Objective: The International Classification of Functioning, Disability and Health (ICF) is used increasingly to describe and classify functioning in medicine without being a psychometrically sound measure. All categories of the ICF are quantified using the same generic 0-4 scale. The objective of this study was to assess observer agreement when describing and classifying functioning with the ICF.
Design: A second-level category of the ICF, d430 lifting and carrying objects, was used as an example. To the qualifiers of this category, clinically meaningful definitions were assigned. Data were collected in a cross-sectional survey with repeated measurement. We report raw, specific and chance-corrected measures or agreement, a graphical method and the results of log-linear models for ordinal agreement.
Subjects/patients: A convenience sample of patients requiring physical therapy in an acute hospital.

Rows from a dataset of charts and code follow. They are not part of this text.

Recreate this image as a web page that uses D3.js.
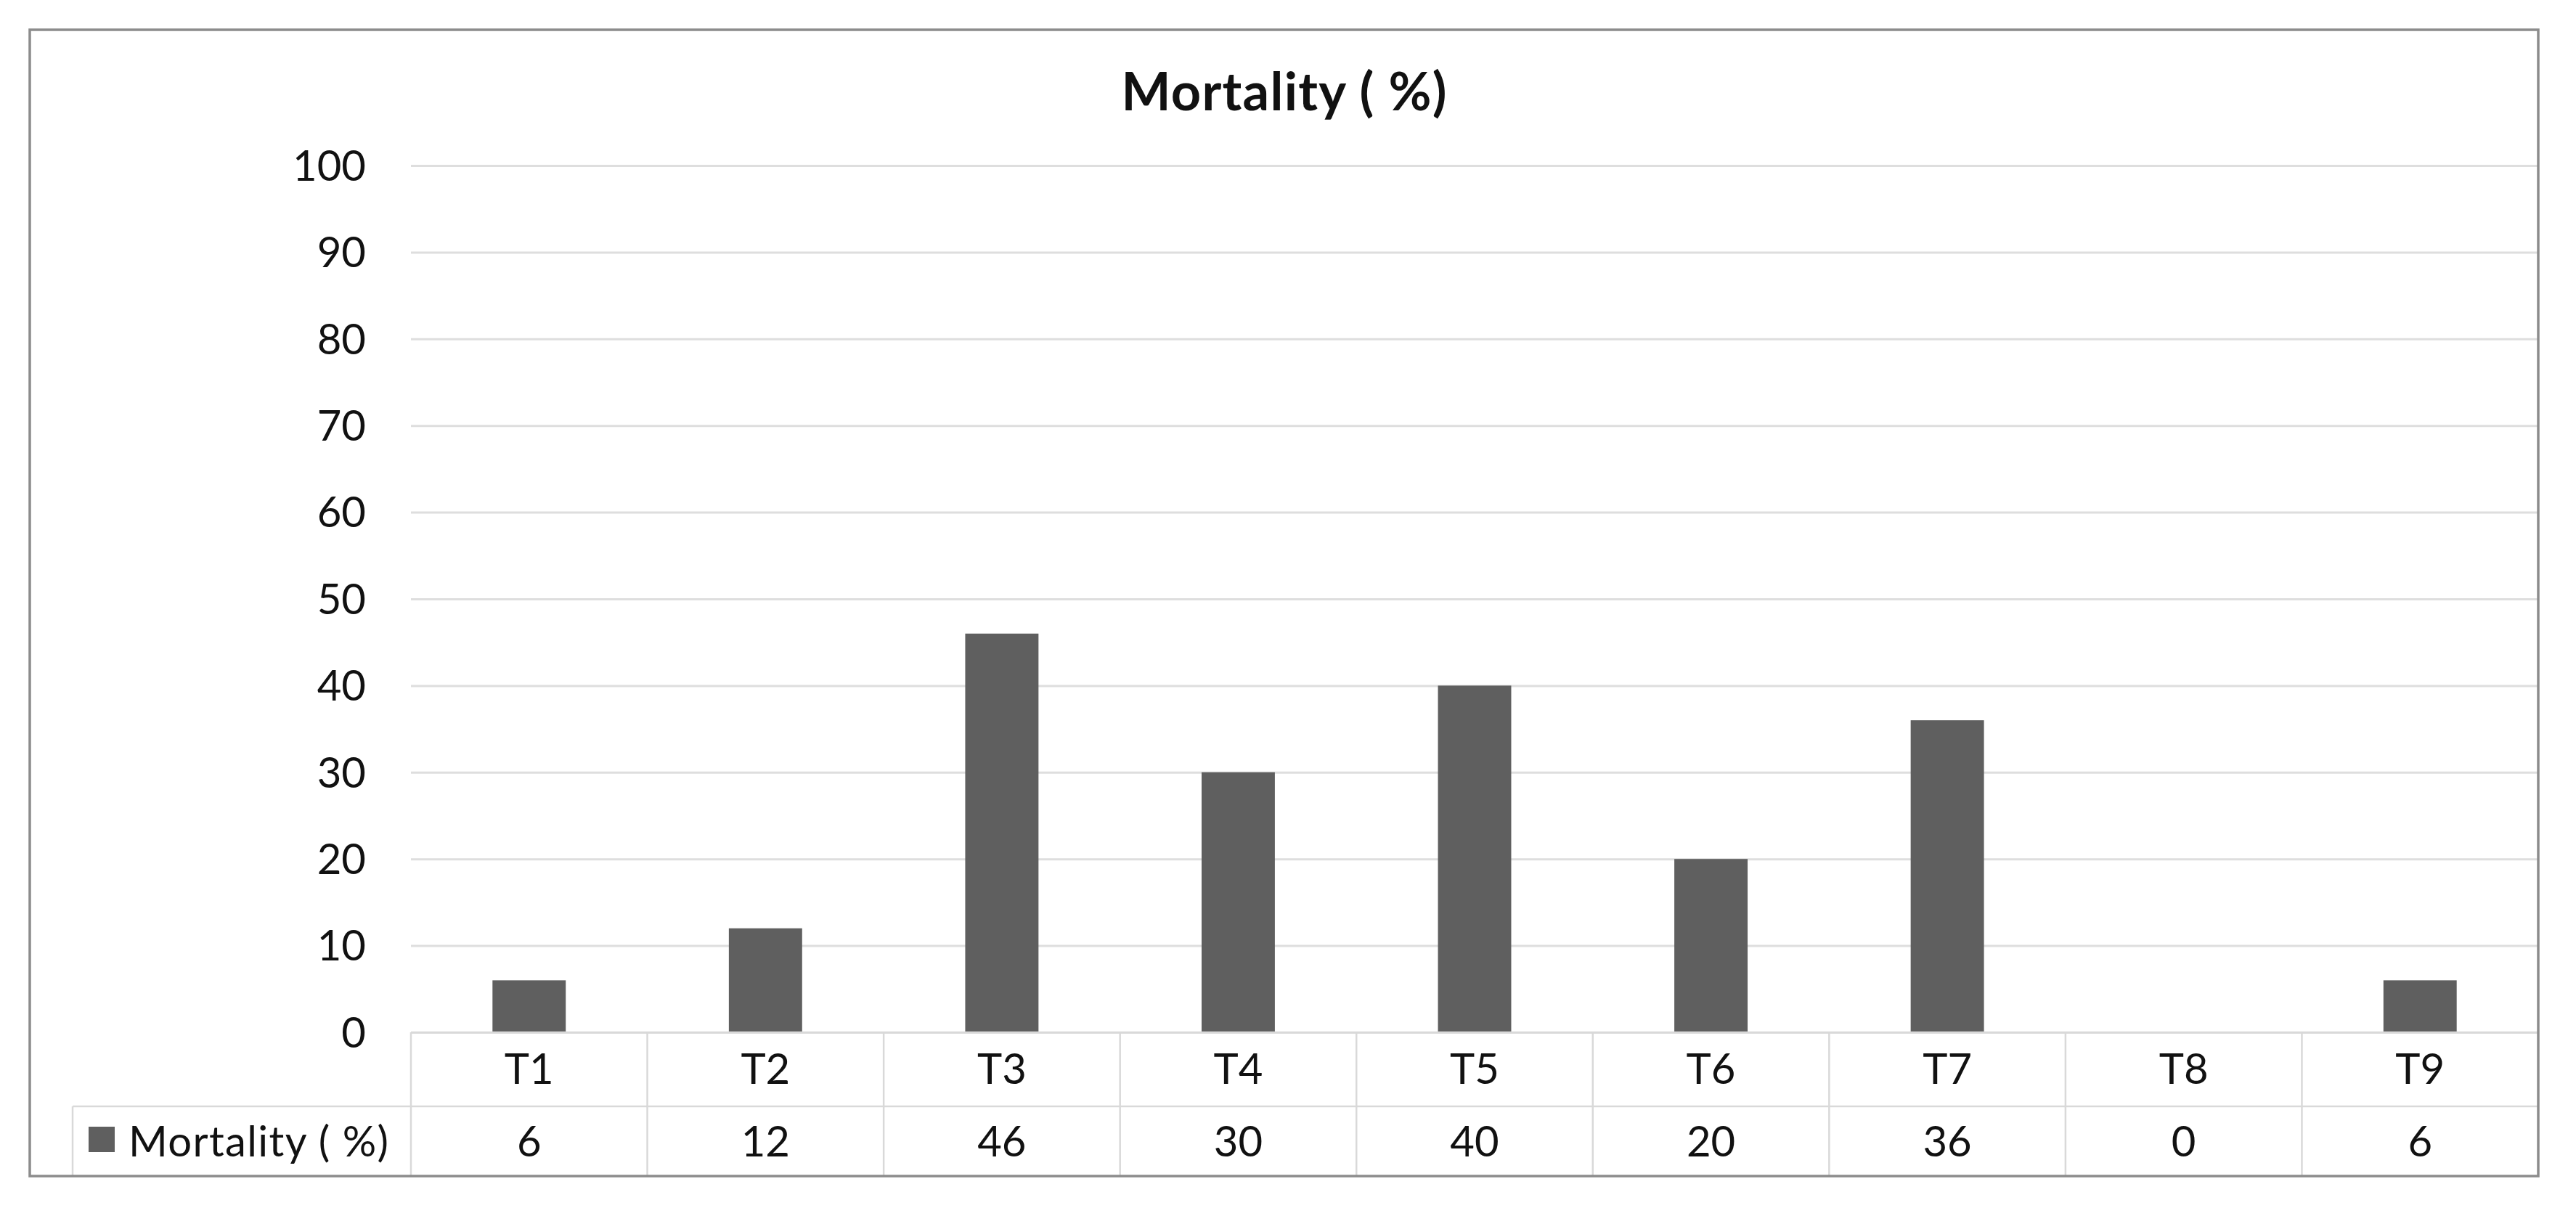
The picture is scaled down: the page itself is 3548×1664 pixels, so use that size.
<!DOCTYPE html>
<html><head><meta charset="utf-8">
<script src="https://cdn.jsdelivr.net/npm/d3@7"></script>
<style>body{margin:0;background:#fff}svg{display:block}</style>
</head><body>
<script>
const categories = ["T1","T2","T3","T4","T5","T6","T7","T8","T9"];
const mortality = [6,12,46,30,40,20,36,0,6];
const yTicks = [0,10,20,30,40,50,60,70,80,90,100];
const title = "Mortality ( %)";
const seriesName = "Mortality ( %)";

const W = 3548, H = 1664;
const frame = {l:41, t:41, r:3496, b:1620};
const plot = {l:566, r:3496, t:228, b:1422};
const rowMid = 1524;
const legendLeft = 100;
const font = "Lato, 'Open Sans', sans-serif";

const svg = d3.select("body").append("svg").attr("width", W).attr("height", H);
svg.append("rect").attr("width", W).attr("height", H).attr("fill", "#fff");

const x = d3.scaleBand().domain(categories).range([plot.l, plot.r]).paddingInner(0.69).paddingOuter(0.345);
const xc = d3.scaleBand().domain(categories).range([plot.l, plot.r]).padding(0);
const y = d3.scaleLinear().domain([0,100]).range([plot.b, plot.t]);

// gridlines
const yAxis = d3.axisLeft(y).tickValues(yTicks).tickSize(-(plot.r - plot.l)).tickPadding(62);
const gy = svg.append("g").attr("transform", `translate(${plot.l},0)`).call(yAxis);
gy.select(".domain").remove();
gy.selectAll(".tick line").attr("stroke", "#dedede").attr("stroke-width", 3);
gy.selectAll(".tick text").attr("font-family", font).attr("font-size", 58).attr("fill", "#111").attr("dy", "0.35em");

// bars
svg.append("g").selectAll("rect").data(categories).join("rect")
  .attr("x", d => x(d))
  .attr("width", x.bandwidth())
  .attr("y", (d,i) => y(mortality[i]))
  .attr("height", (d,i) => y(0) - y(mortality[i]))
  .attr("fill", "#5f5f5f");

// table lines
const tg = svg.append("g").attr("stroke", "#d9d9d9").attr("stroke-width", 2.5);
tg.append("line").attr("x1", plot.l).attr("x2", plot.r).attr("y1", plot.b).attr("y2", plot.b);
tg.append("line").attr("x1", legendLeft).attr("x2", plot.r).attr("y1", rowMid).attr("y2", rowMid);
tg.append("line").attr("x1", legendLeft).attr("x2", legendLeft).attr("y1", rowMid).attr("y2", frame.b);
tg.selectAll("line.v").data(categories).join("line").attr("class","v")
  .attr("x1", d => xc(d)).attr("x2", d => xc(d)).attr("y1", plot.b).attr("y2", frame.b);

// category labels
svg.append("g").selectAll("text").data(categories).join("text")
  .attr("x", d => xc(d) + xc.bandwidth()/2).attr("y", 1493)
  .attr("text-anchor", "middle").attr("font-family", font).attr("font-size", 58).attr("fill", "#111")
  .text(d => d);
// values row
svg.append("g").selectAll("text").data(categories).join("text")
  .attr("x", d => xc(d) + xc.bandwidth()/2).attr("y", 1593)
  .attr("text-anchor", "middle").attr("font-family", font).attr("font-size", 58).attr("fill", "#111")
  .text((d,i) => mortality[i]);

// legend key
svg.append("rect").attr("x", 122).attr("y", 1552).attr("width", 36).attr("height", 35).attr("fill", "#5f5f5f");
svg.append("text").attr("x", 177).attr("y", 1593).attr("font-family", font).attr("font-size", 58).attr("fill", "#111")
  .attr("textLength", 358).attr("lengthAdjust", "spacing").text(seriesName);

// title
svg.append("text").attr("x", (frame.l + frame.r)/2).attr("y", 152).attr("text-anchor", "middle")
  .attr("font-family", font).attr("font-weight", "bold").attr("font-size", 72).attr("fill", "#111")
  .attr("textLength", 448).attr("lengthAdjust", "spacing").text(title);

// outer frame
svg.append("rect").attr("x", frame.l).attr("y", frame.t).attr("width", frame.r - frame.l).attr("height", frame.b - frame.t)
  .attr("fill", "none").attr("stroke", "#8c8c8c").attr("stroke-width", 3.5);
</script>
</body></html>
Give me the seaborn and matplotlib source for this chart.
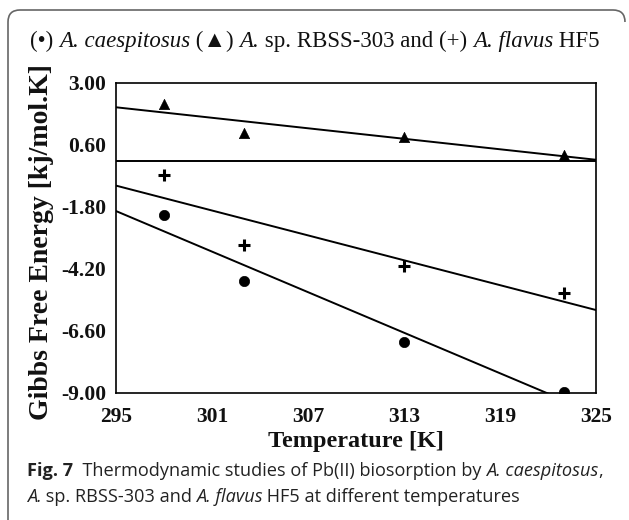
import numpy as np
import pandas as pd
import seaborn as sns
import matplotlib
matplotlib.use("Agg")
import matplotlib.pyplot as plt
from matplotlib.path import Path
from matplotlib.patches import PathPatch

# ---- data ----
temperature = [298, 303, 313, 323]
caespitosus = [-2.10, -4.68, -7.01, -8.95]
rbss303 = [2.20, 1.05, 0.92, 0.21]
flavus = [-0.56, -3.27, -4.07, -5.14]
x_ticks = [295, 301, 307, 313, 319, 325]
y_ticks = [3.00, 0.60, -1.80, -4.20, -6.60, -9.00]

sns.set_theme(style="white")
SERIF = ["Liberation Serif", "DejaVu Serif"]
SANS = ["Open Sans", "DejaVu Sans"]
plt.rcParams["font.family"] = SERIF

W, H = 629, 520
fig = plt.figure(figsize=(W / 100, H / 100), dpi=100)
ax = fig.add_axes([116 / W, 1 - 393 / H, 480 / W, 310 / H])
ax.set_xlim(295, 325)
ax.set_ylim(-9.0, 3.0)

series = [(caespitosus, "o", 55), (rbss303, "^", 55), (flavus, "+", 80)]
for vals, mk, sz in series:
    df = pd.DataFrame({"T": temperature, "G": vals})
    if mk == "+":
        sk = dict(s=sz, color="black", linewidths=2.2, alpha=1, zorder=3)
    else:
        sk = dict(s=sz, color="black", edgecolor="black", linewidths=0.5, alpha=1, zorder=3)
    sns.regplot(data=df, x="T", y="G", ax=ax, ci=None, truncate=False, marker=mk,
                scatter_kws=sk, line_kws=dict(color="black", lw=1.4))
ax.set_xlim(295, 325)
ax.set_ylim(-9.0, 3.0)
ax.axhline(0, color="black", lw=1.4)

for s in ax.spines.values():
    s.set_visible(True)
    s.set_color("black")
    s.set_linewidth(1.2)
ax.set_xticks(x_ticks)
ax.set_yticks(y_ticks)
ax.set_xticklabels([str(t) for t in x_ticks])
ax.set_yticklabels([f"{v:.2f}" for v in y_ticks])
ax.tick_params(axis="both", direction="in", length=5, width=1, color="#444444",
               labelsize=15.5)
ax.tick_params(axis="x", pad=10)
ax.tick_params(axis="y", pad=7)
for lbl in ax.get_xticklabels() + ax.get_yticklabels():
    lbl.set_fontweight("bold")
    lbl.set_family(SERIF)
    lbl.set_color("#111111")
ax.set_xlabel("Temperature [K]", fontsize=17.5, fontweight="bold", color="#111111")
ax.set_ylabel("Gibbs Free Energy [kj/mol.K]", fontsize=20, fontweight="bold", color="#111111")
ax.xaxis.set_label_coords((356 - 116) / 480, -(441 - 393) / 310)
ax.yaxis.set_label_coords((42 - 116) / 480, (393 - 242) / 310)
ax.xaxis.label.set_va("center")
ax.yaxis.label.set_va("center")

# ---- frame ----
r = 12
verts = [(8, H), (8, 10 + r), (8, 10), (8 + r, 10), (W - r - 4, 10), (W - 4, 10), (W - 4, 10 + r)]
codes = [Path.MOVETO, Path.LINETO, Path.CURVE3, Path.CURVE3, Path.LINETO, Path.CURVE3, Path.CURVE3]
verts = [(x / W, 1 - y / H) for x, y in verts]
fig.patches.append(PathPatch(Path(verts, codes), transform=fig.transFigure,
                             fill=False, edgecolor="#666666", lw=1.2))

# ---- rich text helper ----
fig.canvas.draw()
renderer = fig.canvas.get_renderer()


def rich(x_px, y_px, segments, size, family, color="#111111"):
    x = x_px
    for txt, style, weight, trim in segments:
        t = fig.text(x / W, 1 - y_px / H, txt, fontsize=size, family=family,
                     style=style, weight=weight, va="baseline", ha="left", color=color)
        bb = t.get_window_extent(renderer=renderer)
        x += bb.width - trim


rich(30, 47, [("(\u2022) ", "normal", "normal", 0),
              ("A. caespitosus", "italic", "normal", 0),
              (" (\u25B2) ", "normal", "normal", 0),
              ("A.", "italic", "normal", 0),
              (" sp. RBSS-303 and (+) ", "normal", "normal", 0),
              ("A. flavus", "italic", "normal", 0),
              (" HF5", "normal", "normal", 0)], 16.5, SERIF)

rich(27, 476, [("Fig. 7", "normal", "bold", 0),
               ("  Thermodynamic studies of Pb(II) biosorption by ", "normal", "normal", 0),
               ("A. caespitosus", "italic", "normal", 0),
               (",", "normal", "normal", 0)], 13.1, SANS, "#222222")
rich(27, 502, [("A.", "italic", "normal", 1),
               (" sp. RBSS-303 and ", "normal", "normal", 0),
               ("A. flavus", "italic", "normal", 1),
               (" HF5 at different temperatures", "normal", "normal", 0)], 13.1, SANS, "#222222")

fig.savefig("out.png", dpi=100)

Results: Twenty-five patients were assessed twice by 2 observers. Raw agreement was 0.52. Kappa was 0.36, indicating fair agreement. Different hierarchical log-linear models indicated that the strength of agreement was not homogeneous over all categories.
Conclusion: Observer agreement has to be evaluated when describing and classifying functioning using the ICF Qualifiers'scale. When assessing inter-observer reliability, the first step is to calculate a summary statistic. Modelling agreement yields valuable insight into the structure of a contingency table, which can lead to further improvement of the scale.